> [PROBLEM STATEMENT]
Go through the data below. Pull out every line that has the word "draws".

Figure scripts
%%

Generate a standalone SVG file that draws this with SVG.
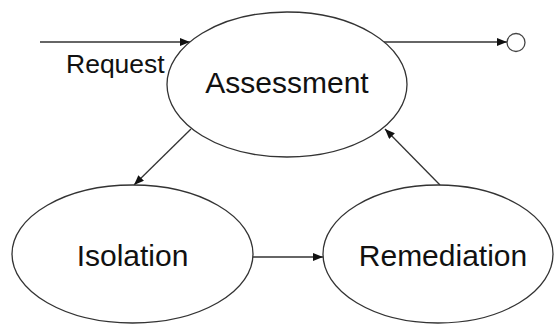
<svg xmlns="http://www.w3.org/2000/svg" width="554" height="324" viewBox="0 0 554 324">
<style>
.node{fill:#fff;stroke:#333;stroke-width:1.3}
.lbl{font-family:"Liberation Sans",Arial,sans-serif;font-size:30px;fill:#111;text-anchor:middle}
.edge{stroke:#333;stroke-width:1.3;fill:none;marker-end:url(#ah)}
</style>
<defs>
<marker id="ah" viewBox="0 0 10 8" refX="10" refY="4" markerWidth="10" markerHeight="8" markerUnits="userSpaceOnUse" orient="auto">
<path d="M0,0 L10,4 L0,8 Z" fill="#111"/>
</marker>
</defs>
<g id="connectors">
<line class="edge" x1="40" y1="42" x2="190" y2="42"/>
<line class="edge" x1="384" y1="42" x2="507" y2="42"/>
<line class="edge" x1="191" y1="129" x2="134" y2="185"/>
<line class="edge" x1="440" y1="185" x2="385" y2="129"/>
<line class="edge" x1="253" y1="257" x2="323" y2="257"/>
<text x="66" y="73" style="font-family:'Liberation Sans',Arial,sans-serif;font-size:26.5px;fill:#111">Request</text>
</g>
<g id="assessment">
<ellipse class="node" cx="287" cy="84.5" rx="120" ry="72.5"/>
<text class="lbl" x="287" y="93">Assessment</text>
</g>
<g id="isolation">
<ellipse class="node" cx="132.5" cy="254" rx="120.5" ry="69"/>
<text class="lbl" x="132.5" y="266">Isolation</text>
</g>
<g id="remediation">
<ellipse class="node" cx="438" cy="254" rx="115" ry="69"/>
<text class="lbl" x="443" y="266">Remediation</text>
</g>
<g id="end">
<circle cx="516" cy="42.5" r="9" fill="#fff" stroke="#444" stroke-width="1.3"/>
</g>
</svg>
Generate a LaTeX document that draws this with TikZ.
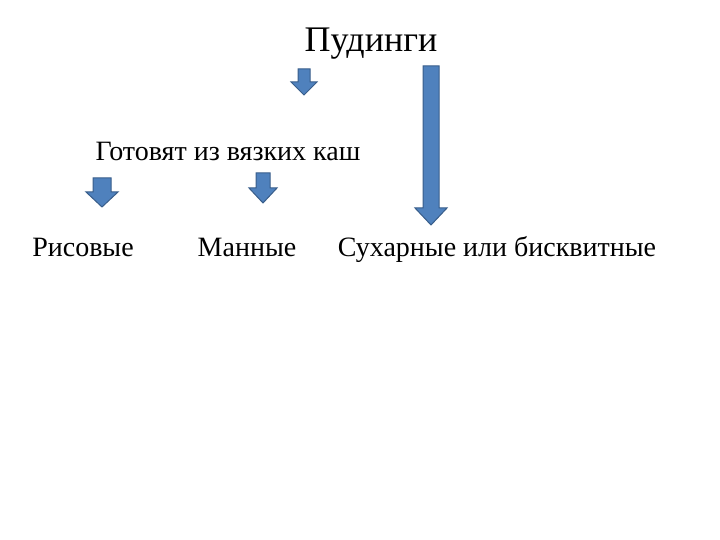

%%

> [ANSWER TO THE TASK]
Generate a standalone SVG file that draws this with SVG.
Generate a LaTeX document that draws this with TikZ.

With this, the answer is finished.